EXERCISE
Print the material below exactly as it stands, please, from its first line to the line holding "import plotly.graph_objects as go", with no pictures.
++++ DATA EXCERPT ++++
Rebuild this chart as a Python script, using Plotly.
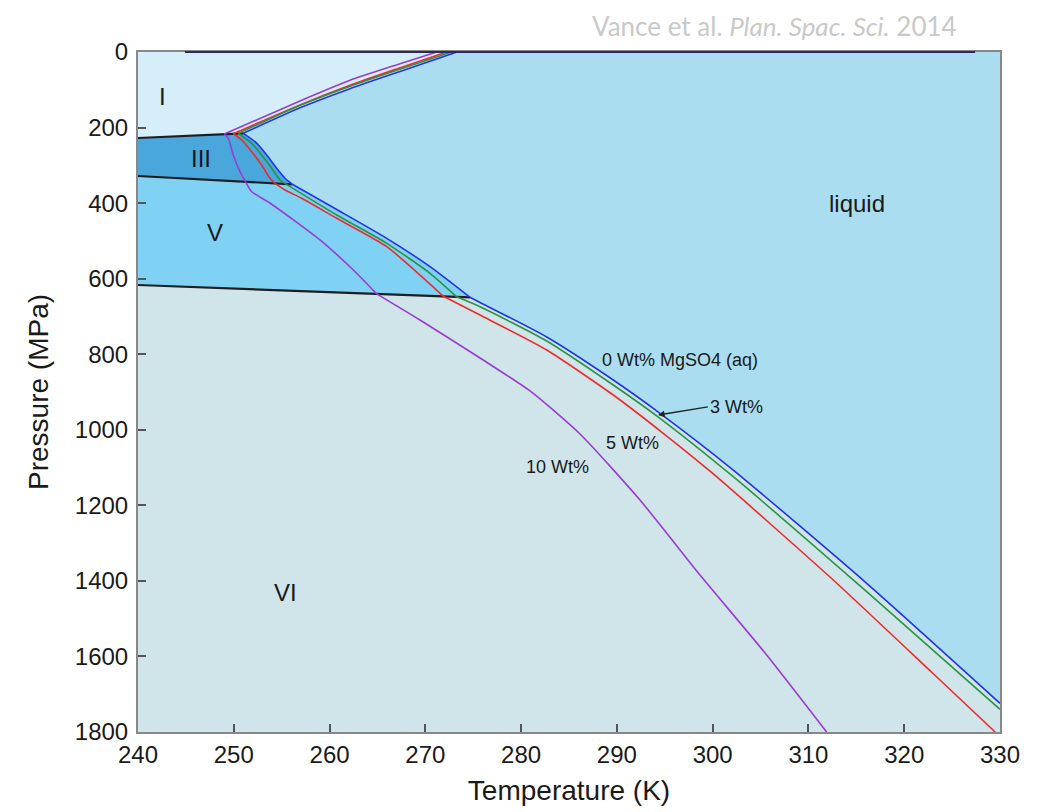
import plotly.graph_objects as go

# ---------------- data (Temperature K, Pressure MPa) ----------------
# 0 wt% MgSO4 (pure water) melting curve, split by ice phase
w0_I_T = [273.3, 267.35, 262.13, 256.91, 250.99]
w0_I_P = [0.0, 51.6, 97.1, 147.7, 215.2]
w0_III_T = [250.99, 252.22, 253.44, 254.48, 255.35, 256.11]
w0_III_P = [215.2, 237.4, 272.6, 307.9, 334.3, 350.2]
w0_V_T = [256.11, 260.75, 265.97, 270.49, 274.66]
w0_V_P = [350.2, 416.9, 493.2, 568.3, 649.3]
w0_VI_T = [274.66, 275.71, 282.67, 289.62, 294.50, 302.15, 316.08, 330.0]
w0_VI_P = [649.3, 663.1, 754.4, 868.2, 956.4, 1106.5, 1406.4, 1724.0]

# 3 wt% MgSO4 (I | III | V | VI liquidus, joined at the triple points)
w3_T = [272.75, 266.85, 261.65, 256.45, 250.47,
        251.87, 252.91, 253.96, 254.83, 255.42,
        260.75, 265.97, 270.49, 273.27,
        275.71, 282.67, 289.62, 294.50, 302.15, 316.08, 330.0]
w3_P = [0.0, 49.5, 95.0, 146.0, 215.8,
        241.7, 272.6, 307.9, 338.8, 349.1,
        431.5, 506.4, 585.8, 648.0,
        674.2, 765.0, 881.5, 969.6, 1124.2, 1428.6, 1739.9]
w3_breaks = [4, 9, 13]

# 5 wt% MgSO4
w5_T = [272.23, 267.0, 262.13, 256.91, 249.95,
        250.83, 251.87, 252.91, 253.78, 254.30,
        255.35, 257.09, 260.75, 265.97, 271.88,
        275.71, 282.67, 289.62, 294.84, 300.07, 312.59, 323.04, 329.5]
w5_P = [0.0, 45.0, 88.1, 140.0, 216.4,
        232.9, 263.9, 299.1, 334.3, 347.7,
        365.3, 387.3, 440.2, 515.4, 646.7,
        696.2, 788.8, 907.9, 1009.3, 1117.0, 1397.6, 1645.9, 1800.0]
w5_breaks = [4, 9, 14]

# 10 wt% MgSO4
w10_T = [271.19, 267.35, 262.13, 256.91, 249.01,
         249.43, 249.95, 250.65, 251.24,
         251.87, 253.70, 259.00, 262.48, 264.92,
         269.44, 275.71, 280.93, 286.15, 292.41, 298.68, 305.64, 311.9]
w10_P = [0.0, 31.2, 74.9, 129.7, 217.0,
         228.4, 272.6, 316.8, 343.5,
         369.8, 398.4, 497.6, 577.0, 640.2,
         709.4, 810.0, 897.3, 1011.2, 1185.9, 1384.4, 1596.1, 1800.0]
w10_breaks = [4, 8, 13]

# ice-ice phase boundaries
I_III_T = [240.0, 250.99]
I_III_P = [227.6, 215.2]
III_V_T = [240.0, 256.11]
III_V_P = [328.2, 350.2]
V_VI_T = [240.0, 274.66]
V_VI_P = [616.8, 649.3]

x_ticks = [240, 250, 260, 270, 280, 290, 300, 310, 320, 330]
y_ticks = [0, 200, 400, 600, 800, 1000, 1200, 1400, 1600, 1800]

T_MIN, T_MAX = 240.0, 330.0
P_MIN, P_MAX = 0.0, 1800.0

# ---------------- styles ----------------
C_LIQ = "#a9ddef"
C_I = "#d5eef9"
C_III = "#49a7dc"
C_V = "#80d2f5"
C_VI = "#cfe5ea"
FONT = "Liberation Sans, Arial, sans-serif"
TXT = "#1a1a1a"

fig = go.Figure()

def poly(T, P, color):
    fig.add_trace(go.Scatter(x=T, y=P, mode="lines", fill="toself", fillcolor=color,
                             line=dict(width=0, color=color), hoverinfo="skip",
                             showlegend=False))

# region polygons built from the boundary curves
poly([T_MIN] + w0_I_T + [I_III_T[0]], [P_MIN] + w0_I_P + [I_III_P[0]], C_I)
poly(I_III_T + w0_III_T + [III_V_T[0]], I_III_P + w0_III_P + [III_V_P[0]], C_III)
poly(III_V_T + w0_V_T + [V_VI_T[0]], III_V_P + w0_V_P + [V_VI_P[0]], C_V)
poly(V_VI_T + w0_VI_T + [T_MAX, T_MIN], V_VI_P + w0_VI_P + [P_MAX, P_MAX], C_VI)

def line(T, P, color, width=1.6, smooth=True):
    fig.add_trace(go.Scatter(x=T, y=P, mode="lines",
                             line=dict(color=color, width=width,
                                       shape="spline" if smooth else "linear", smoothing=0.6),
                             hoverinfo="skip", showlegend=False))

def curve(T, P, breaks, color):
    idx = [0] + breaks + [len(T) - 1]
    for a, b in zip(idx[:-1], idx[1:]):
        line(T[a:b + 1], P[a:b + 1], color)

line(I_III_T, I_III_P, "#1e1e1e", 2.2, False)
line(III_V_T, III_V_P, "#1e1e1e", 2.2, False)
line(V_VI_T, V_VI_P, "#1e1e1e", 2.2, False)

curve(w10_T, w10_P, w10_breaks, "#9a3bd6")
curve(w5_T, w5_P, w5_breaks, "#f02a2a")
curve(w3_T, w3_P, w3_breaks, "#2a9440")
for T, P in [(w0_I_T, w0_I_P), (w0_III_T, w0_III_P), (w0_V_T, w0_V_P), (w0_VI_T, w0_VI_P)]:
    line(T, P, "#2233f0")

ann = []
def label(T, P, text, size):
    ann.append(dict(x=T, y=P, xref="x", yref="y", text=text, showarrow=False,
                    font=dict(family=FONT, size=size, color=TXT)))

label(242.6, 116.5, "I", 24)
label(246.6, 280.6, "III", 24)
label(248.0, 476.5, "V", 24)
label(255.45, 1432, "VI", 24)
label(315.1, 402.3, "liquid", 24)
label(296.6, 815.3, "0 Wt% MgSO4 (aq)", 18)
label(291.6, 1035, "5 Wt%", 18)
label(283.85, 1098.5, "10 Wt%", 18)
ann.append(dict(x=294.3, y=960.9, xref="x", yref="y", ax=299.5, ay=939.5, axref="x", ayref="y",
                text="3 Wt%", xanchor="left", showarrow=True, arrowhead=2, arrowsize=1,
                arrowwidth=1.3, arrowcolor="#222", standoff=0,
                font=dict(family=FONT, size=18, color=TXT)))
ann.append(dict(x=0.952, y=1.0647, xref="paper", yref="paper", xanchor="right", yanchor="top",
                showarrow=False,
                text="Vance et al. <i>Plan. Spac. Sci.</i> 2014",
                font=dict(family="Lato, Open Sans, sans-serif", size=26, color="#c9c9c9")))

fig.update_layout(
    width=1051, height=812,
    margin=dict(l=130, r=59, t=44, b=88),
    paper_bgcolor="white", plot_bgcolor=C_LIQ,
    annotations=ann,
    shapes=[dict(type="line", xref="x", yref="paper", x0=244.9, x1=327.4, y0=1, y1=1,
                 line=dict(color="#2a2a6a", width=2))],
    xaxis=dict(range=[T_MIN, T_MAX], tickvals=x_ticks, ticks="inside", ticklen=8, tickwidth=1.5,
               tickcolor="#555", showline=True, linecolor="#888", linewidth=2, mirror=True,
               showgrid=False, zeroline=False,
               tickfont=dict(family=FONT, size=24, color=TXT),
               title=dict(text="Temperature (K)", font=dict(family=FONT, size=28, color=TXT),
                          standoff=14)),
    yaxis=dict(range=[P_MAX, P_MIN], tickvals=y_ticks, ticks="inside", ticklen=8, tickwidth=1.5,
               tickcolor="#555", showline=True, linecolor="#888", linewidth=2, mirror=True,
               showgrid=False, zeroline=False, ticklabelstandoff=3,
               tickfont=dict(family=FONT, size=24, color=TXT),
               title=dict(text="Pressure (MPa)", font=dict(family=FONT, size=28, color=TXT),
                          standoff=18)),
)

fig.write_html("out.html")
++++
THE COMPLETED TASK
Rebuild this chart as a Python script, using Plotly.
import plotly.graph_objects as go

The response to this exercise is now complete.